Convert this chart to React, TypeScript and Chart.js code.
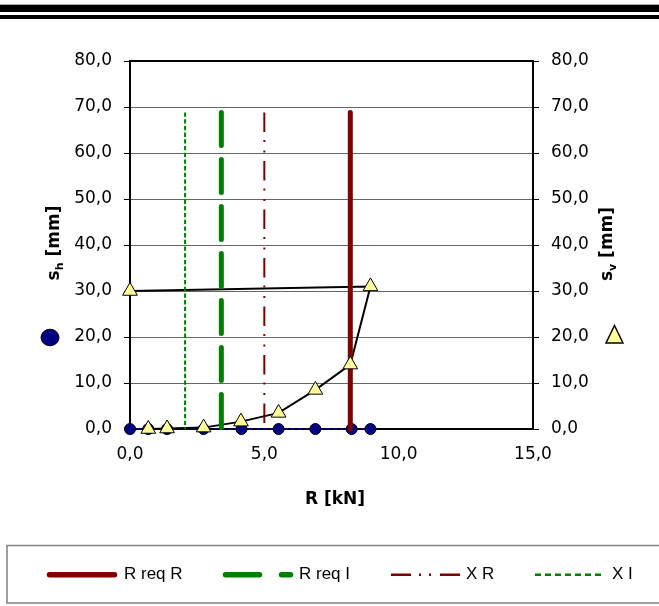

┄┄┄┄┄┄

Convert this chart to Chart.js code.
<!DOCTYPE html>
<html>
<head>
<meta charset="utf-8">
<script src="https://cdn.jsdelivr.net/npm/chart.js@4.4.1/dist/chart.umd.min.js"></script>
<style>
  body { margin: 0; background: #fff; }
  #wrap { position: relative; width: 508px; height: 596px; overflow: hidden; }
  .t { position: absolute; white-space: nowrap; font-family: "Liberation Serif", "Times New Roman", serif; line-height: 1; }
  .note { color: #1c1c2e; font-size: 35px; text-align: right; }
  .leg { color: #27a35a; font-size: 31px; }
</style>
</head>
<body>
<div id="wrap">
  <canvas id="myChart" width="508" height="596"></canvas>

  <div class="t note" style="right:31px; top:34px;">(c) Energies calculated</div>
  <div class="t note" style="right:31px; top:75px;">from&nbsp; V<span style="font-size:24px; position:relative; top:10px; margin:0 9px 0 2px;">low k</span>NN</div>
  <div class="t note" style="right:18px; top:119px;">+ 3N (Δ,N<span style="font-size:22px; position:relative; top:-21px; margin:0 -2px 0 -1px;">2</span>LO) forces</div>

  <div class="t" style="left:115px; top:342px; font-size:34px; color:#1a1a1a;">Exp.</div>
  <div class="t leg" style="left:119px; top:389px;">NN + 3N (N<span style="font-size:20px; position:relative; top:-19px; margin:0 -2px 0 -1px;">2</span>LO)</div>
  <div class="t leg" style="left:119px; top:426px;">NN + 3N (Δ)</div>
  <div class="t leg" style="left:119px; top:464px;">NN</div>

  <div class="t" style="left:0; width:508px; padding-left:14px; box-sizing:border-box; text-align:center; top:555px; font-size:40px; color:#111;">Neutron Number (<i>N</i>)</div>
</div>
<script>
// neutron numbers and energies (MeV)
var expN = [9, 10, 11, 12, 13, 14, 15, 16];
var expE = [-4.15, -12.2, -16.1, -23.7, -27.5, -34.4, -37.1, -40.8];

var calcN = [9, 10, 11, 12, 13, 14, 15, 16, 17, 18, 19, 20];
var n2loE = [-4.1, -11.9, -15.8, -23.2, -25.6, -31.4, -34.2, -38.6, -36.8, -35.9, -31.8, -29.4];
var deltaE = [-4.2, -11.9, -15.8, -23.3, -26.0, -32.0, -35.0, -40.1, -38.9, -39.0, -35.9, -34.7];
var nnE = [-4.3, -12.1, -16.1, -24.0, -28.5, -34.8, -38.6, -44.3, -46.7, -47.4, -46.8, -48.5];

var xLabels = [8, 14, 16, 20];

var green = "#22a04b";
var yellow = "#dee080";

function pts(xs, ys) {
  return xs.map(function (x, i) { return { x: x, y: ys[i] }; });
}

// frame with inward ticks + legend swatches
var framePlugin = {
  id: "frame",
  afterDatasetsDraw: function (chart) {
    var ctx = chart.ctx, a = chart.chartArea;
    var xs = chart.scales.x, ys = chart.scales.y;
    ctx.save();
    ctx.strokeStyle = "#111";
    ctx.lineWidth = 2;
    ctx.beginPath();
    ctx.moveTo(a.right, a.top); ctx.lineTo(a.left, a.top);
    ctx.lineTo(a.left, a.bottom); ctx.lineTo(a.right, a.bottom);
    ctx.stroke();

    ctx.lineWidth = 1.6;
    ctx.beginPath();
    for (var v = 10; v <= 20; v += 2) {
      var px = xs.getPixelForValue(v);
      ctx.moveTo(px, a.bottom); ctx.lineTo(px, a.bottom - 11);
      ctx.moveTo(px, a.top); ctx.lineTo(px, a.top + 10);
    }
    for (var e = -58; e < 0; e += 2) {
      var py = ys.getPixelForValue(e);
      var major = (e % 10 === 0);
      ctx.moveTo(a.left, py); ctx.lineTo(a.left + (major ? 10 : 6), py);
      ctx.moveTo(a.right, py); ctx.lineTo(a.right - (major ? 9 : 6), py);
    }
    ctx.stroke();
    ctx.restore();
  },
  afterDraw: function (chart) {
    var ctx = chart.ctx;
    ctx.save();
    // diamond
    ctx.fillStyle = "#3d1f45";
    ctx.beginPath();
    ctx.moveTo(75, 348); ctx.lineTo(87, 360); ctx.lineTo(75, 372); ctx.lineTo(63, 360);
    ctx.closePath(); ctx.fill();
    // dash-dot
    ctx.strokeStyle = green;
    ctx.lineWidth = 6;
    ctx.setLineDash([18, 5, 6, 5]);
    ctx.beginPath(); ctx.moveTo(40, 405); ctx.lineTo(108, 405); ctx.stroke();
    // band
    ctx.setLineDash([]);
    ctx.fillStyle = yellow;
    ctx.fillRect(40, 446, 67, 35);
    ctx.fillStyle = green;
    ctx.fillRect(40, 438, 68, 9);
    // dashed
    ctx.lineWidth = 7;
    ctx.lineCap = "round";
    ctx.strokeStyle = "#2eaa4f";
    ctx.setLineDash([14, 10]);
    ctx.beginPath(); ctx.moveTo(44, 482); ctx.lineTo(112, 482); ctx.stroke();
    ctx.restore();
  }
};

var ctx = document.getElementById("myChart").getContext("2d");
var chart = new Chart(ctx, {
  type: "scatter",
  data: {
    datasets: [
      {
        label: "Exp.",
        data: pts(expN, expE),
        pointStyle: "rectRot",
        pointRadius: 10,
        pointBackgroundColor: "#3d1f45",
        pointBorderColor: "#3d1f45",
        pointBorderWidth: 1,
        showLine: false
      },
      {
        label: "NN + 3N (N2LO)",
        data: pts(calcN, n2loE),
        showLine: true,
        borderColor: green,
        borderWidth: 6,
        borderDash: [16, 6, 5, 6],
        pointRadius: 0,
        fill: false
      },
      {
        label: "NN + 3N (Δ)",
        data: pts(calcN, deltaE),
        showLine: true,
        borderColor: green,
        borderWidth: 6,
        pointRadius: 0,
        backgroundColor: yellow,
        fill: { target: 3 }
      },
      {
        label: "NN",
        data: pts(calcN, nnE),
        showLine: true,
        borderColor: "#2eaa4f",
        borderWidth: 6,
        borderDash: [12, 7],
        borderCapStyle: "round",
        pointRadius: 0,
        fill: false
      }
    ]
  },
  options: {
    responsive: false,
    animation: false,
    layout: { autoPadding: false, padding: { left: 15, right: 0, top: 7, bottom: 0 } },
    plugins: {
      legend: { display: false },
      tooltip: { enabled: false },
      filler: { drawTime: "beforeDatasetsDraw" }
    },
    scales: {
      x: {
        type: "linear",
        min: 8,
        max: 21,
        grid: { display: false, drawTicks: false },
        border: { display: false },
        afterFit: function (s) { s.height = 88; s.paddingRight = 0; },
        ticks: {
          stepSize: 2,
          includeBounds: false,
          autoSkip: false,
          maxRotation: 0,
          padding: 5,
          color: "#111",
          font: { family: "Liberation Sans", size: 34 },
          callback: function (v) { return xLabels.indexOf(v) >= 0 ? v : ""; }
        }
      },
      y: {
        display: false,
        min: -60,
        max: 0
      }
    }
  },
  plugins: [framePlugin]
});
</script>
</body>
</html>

┄┄┄┄┄┄

Aim of the exercise: Give again only the lines that run from the line with "Convert this chart to Chart.js code." to the line with "position:relative; top:-21px; margin:0". Include both of those lines exactly as written.

Expected answer:
Convert this chart to Chart.js code.
<!DOCTYPE html>
<html>
<head>
<meta charset="utf-8">
<script src="https://cdn.jsdelivr.net/npm/chart.js@4.4.1/dist/chart.umd.min.js"></script>
<style>
  body { margin: 0; background: #fff; }
  #wrap { position: relative; width: 508px; height: 596px; overflow: hidden; }
  .t { position: absolute; white-space: nowrap; font-family: "Liberation Serif", "Times New Roman", serif; line-height: 1; }
  .note { color: #1c1c2e; font-size: 35px; text-align: right; }
  .leg { color: #27a35a; font-size: 31px; }
</style>
</head>
<body>
<div id="wrap">
  <canvas id="myChart" width="508" height="596"></canvas>

  <div class="t note" style="right:31px; top:34px;">(c) Energies calculated</div>
  <div class="t note" style="right:31px; top:75px;">from&nbsp; V<span style="font-size:24px; position:relative; top:10px; margin:0 9px 0 2px;">low k</span>NN</div>
  <div class="t note" style="right:18px; top:119px;">+ 3N (Δ,N<span style="font-size:22px; position:relative; top:-21px; margin:0 -2px 0 -1px;">2</span>LO) forces</div>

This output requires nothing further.